One of these is by installing a lock keep, which sits on the gate post and allows the locking bolt to latch into it. Some keeps are designed with extra security features which help protect the latch bolt from being pried back with tools as they hide it behind angled metal brackets.

The throw can be especially relevant with wooden gates as they swell and shrink with the weather due to rain and temperature. That means you will need to make sure your throw for wooden gates either is adjustable or long enough to account for varying tolerances throughout the year.

What handing do I need for my lock?

With some lock variations, you might be met with the question: “Which handing do you need?” and if this question is new to you, don’t worry. The handing of your gate and ultimately your gate lock is determined by the position of the gate hinges. Although it sounds complex, there is a simple way for you to find the correct handing by simply answering the below question:

When looking at your gate from the outside, which side are your hinges on?

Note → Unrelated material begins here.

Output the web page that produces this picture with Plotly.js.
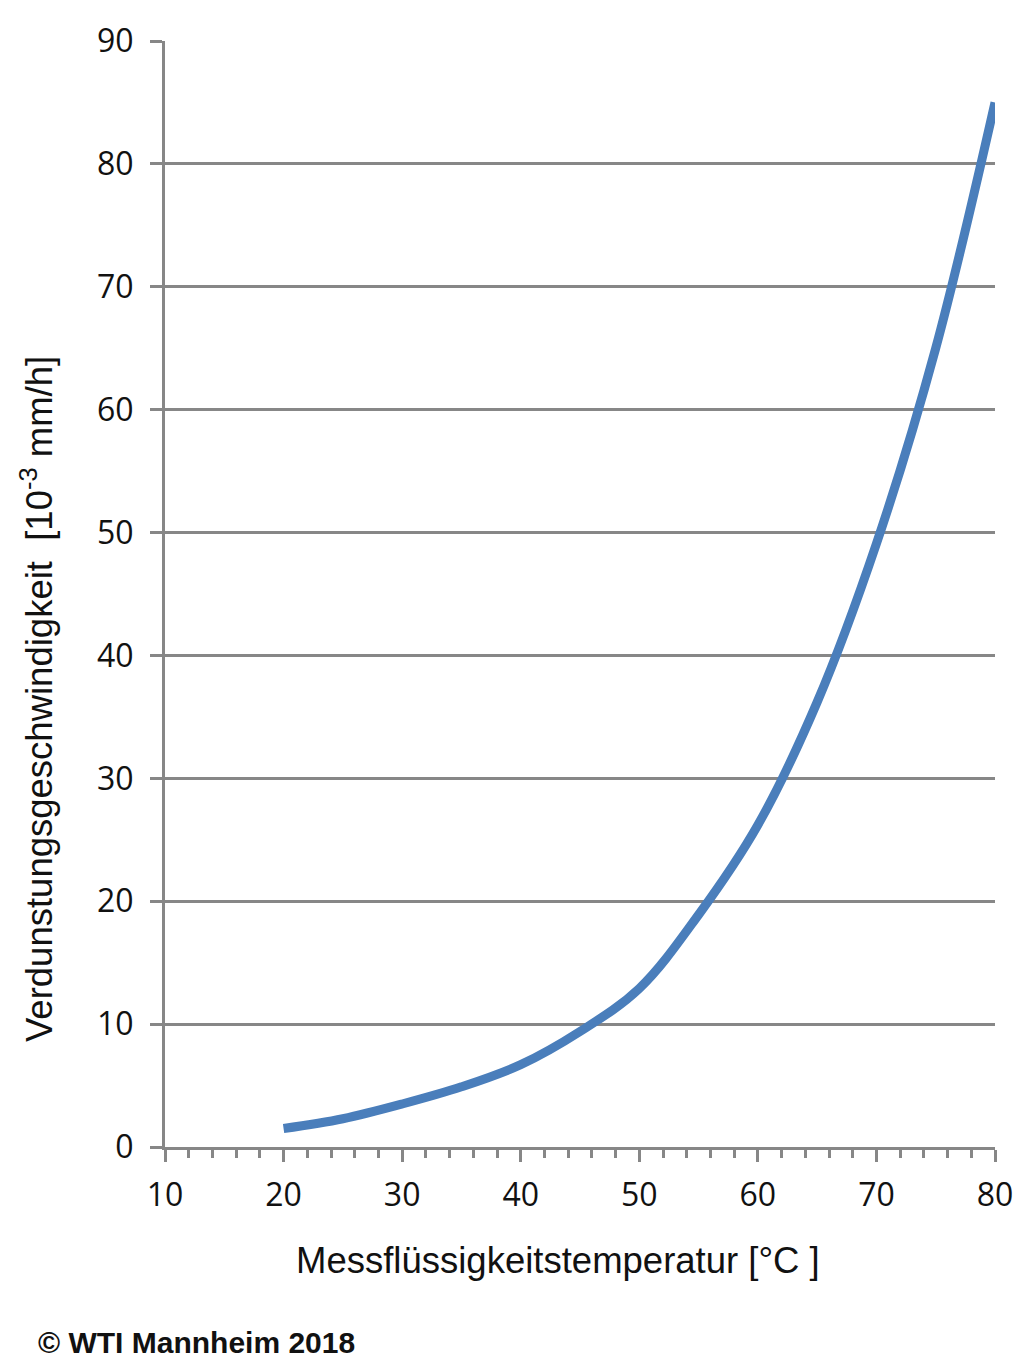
<!DOCTYPE html>
<html>
<head>
<meta charset="utf-8">
<script src="https://cdn.plot.ly/plotly-3.0.1.min.js"></script>
<style>html,body{margin:0;padding:0;background:#fff;}#chart{width:1024px;height:1368px;}</style>
</head>
<body>
<div id="chart"></div>
<script>
const temperature = [20, 25, 30, 35, 40, 45, 50, 55, 60, 65, 70, 75, 80];
const evaporationRate = [1.5, 2.3, 3.5, 4.9, 6.7, 9.4, 12.9, 18.9, 26.2, 36.2, 49.1, 65.0, 85.0];
const xTitle = 'Messflüssigkeitstemperatur [°C ]';
const yTitle = 'Verdunstungsgeschwindigkeit  [10<sup>-3</sup> mm/h]';
const footer = '© WTI Mannheim 2018';

const gridColor = '#878787';
const titleFont = {family: 'Liberation Sans, Arial, sans-serif', size: 36.5, color: '#111'};
const trace = {
  x: temperature, y: evaporationRate, type: 'scatter', mode: 'lines',
  line: {color: '#4a7ebb', width: 9, shape: 'spline', smoothing: 1},
  hoverinfo: 'skip'
};
const layout = {
  width: 1024, height: 1368,
  margin: {l: 165, r: 29, t: 41, b: 221},
  paper_bgcolor: '#ffffff', plot_bgcolor: '#ffffff',
  showlegend: false,
  xaxis: {
    range: [10, 80], dtick: 10, tick0: 10, autorange: false,
    showgrid: false, zeroline: false,
    showline: true, linecolor: gridColor, linewidth: 3,
    ticks: 'outside', ticklen: 12, tickwidth: 3, tickcolor: gridColor,
    minor: {dtick: 2, ticks: 'outside', ticklen: 8, tickwidth: 3, tickcolor: gridColor, showgrid: false},
    tickfont: {family: 'Open Sans, sans-serif', size: 32, color: '#111'},
    ticklabelstandoff: 6,
    automargin: false
  },
  yaxis: {
    range: [0, 90], dtick: 10, autorange: false,
    showgrid: true, gridcolor: gridColor, gridwidth: 3,
    zeroline: false,
    showline: true, linecolor: gridColor, linewidth: 3,
    ticks: 'outside', ticklen: 12, tickwidth: 3, tickcolor: gridColor,
    tickfont: {family: 'Open Sans, sans-serif', size: 32, color: '#111'},
    ticklabelstandoff: 10,
    automargin: false
  },
  annotations: [
    {text: xTitle, xref: 'paper', yref: 'paper', x: 0.4735, y: -0.1022,
     xanchor: 'center', yanchor: 'middle', showarrow: false, font: titleFont},
    {text: yTitle, xref: 'paper', yref: 'paper', x: -0.1542, y: 0.4051, textangle: -90,
     xanchor: 'center', yanchor: 'middle', showarrow: false, font: titleFont},
    {text: footer, xref: 'paper', yref: 'paper', x: -0.155, y: -0.177,
     xanchor: 'left', yanchor: 'middle', showarrow: false,
     font: {family: 'Liberation Sans, Arial, sans-serif', size: 30, color: '#111', weight: 'bold'}}
  ]
};
Plotly.newPlot('chart', [trace], layout, {displayModeBar: false, staticPlot: true});
</script>
</body>
</html>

If the hinges are on the right side, your gate is right-handed, and you will need a right-handed lock. If the hinges are on the left side, your gate is left-handed, and you will need a left-handed lock. If you need help to visualise it or want to double-check the handing, this article describes the process a bit more in depth: ‘How do I work out the lock handling?’

Some locks will state that they are left- and right-hand adjustable, meaning the gate lock can be adjusted for both and you therefore won’t need to worry when ordering the lock (just make sure it is adjusted correctly when you install it).

The next step – look at the categories of lock below. Details about each product can be found by clicking its image, including product specification sheets available to download. However, if you require more information about any of our stock, please don’t hesitate to contact us. Our technical team are more than happy to assist you in finding the most suitable locks for your application.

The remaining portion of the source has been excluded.